In a rental state, people tend to be more short-term in their thinking. The investments they make in the community are different from those by owners of the state. Their roots are shallower. They don’t buy their cars or homes here.

In a rental state, businesses need to become creative to maintain customers and clients. They have to open offices in other states, hire people in other states, and come up with ways to stay connected to those who have left.

In a rental state, nonprofits suffer. Not only do people spread their resources between venues, they have to step away from volunteer work. When someone is counting the number of days away in order to protect their new residency, they may participate via speaker phone rather than face to face, causing a crack in the interactions we cherish and reducing the deeper wisdom being passed on.

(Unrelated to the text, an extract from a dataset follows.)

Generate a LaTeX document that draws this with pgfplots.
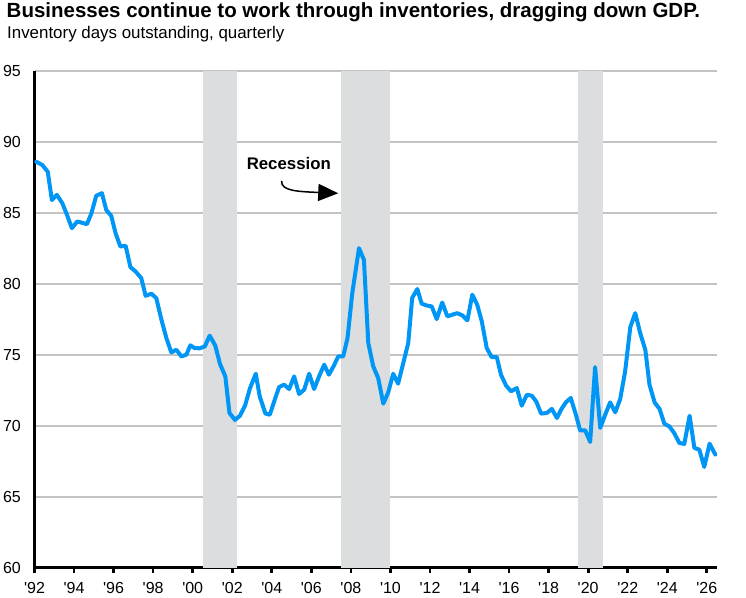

In a rental state, people plan on moving even if it may not be in their economic interest to do so. Others hear so much about the advantages of low-tax climates that they work on establishing residencies even if they are in more modest income brackets.

In a rental state, offspring are less tied to Minnesota because their parents are no longer spending as much time here. While close-knit families may have made this a tough state for an outsider to break into, it also created long-lasting legacies.

You don’t change from being a rental to an owner state simply by lowering taxes. Many high-bracket taxpayers were willing to pay the higher taxes to experience Minnesota’s quality of life. You become an owner state by ­changing the tenor of the dialogue and by ­creating good will.

For example, simply matching Minnesota’s estate tax exclusion to the Federal estate tax would not cost a huge amount of money. But it would send a message to those who would hear it. Steps like this show directional change and give those affected more confidence in future policy.

Of course there will be a number of Minnesotans for whom nothing we do would be enough. But we need to recognize that for most, the decision to let go of their residency is a very difficult one. Let’s make it even more difficult by signaling that we want them to stay.